Countries like China and Brazil that have done so well by supplying the global economy with manufacturing and raw materials may be hit hardest. A much poorer and insulated economy like India's, though, could weather the storm far better and even see a silver lining if major obstacles like nosebleed inflation rates decline.

While China's red-hot growth rate of nearly 10% gets plenty of applause, for example, its economy is dependent on investments and exports, leaving it highly vulnerable to a global slowdown.

Indeed, China's GDP expansion fell by nearly half to 6.8% in the fourth quarter of 2008 from 13% in 2007. The country responded with a massive $586 billion stimulus package to keep growth rates and employment at levels that its rapid urbanization requires.

This type of quick fix will be far more difficult this time around and the country is still facing the consequences of the last dose. The frequently questionable and politically motivated spending to prop up growth has led to growing concerns about China's own debt situation.

Along with being heavily dependent on the U.S. and Europe for export markets, China also has deep financial exposure to the troubled regions through its massive foreign exchange reserves.

Beijing's nervousness amid the U.S. debt debate was understandable -- it has to keep buying Treasury bonds -- as were its efforts to stem the eurozone crisis, since it desperately needs an alternative to the dollar. But vast stockpiles of suspect foreign assets can hardly be reassuring to a country facing the prospects of seeing its own debt downgraded as the chances of a need for a recapitalization at home rise.

Other export-oriented economies are also likely to get hit hard by another recession. An already slowing South Korea saw its stock market tumble 4.4% on Monday in the wake of disappointing U.S. data. Commodity heavy Brazil, meanwhile, had to cut interest rates despite steep inflation in a bid to counter sharply slowing growth.

The domestically-oriented and consumption-driven Indian economy, on the other hand, has many more defensive characteristics. And a recession may even help alleviate what may be at the top of its long list of problems: rampant inflation.

Inflation rates of 9.22%, among the highest levels in Asia, have prompted the Reserve Bank of India to raise rates 11 times in the last 18 months.

Some drivers of inflation like low agricultural productivity, crop loss due to poor infrastructure, and persistent government deficits are structural and will take time to work out, says Sunil Asnani, co-manager of the Matthews India Fund.

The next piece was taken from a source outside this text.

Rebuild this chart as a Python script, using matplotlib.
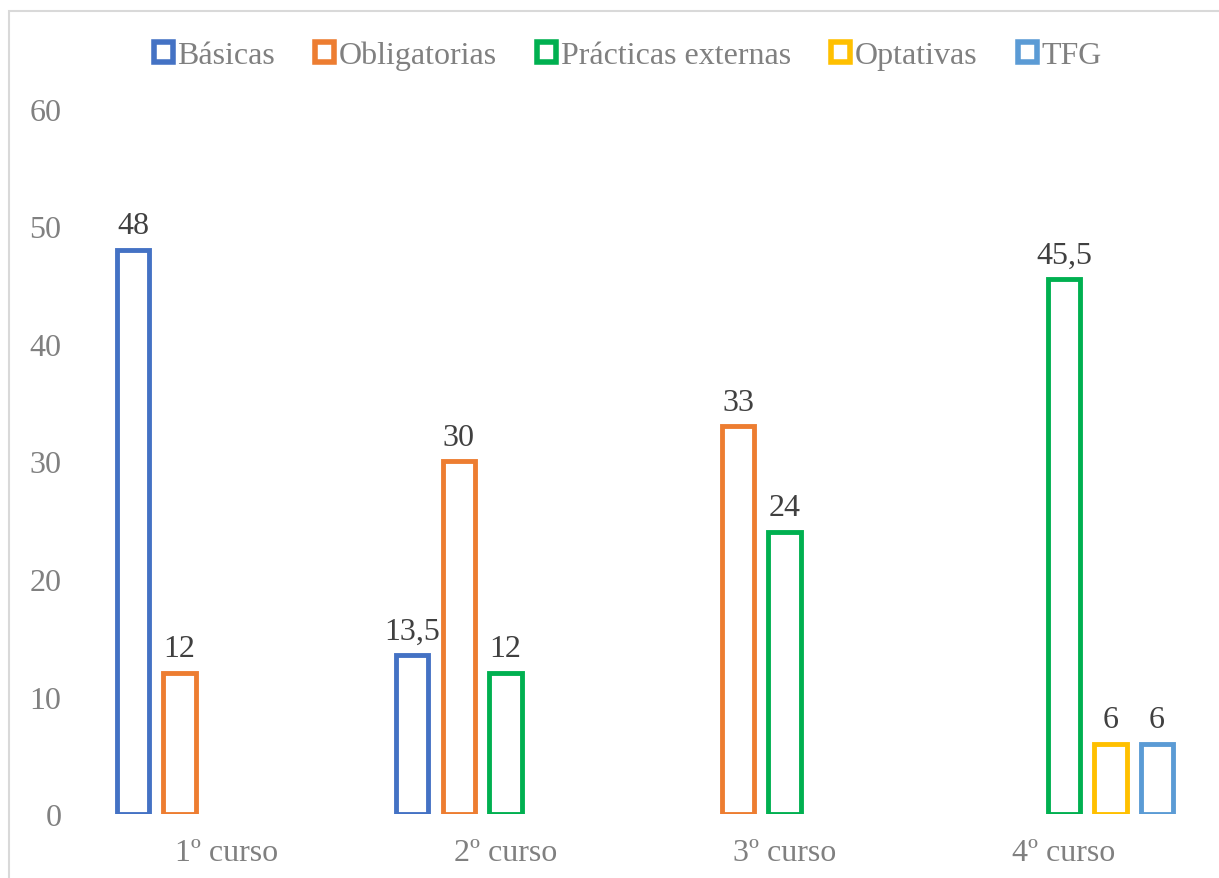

But a global slowdown could help tamp inflation by bringing down the prices of key inputs like oil and commodities.

Beyond major issues like inflation, the country has features that look increasingly attractive in a world were growth is getting harder to find.

GDP per capita of about $1,100 is less than half of China's and about one-seventh of Brazil's. For all the talk of a growing middle class in India, nearly 38% of its population lives in poverty.

The financial crisis tends to corroborate its ability to muddle through a global recession. Growth slowed from 9% to 6% -- about half the crunch in terms of percentage points that China saw and with a fraction of the stimulus spending required to reaccelerate growth.

Asnani points to plenty of risks in the near term. A flight from risky assets would likely batter the Indian market and the loss of capital could deliver a further blow to the real economy.

Still, a panicked sell-off could provide an attractive entry point if investors flee risk and ignore the underlying economy's ability to plod through a downturn.

For all its problems, India could offer one of the cleaner dirty shirts if the world economy faces another sharp downturn. Not only do other emerging markets have plenty of their own stains, they are far more exposed to future spills from the rich world as well.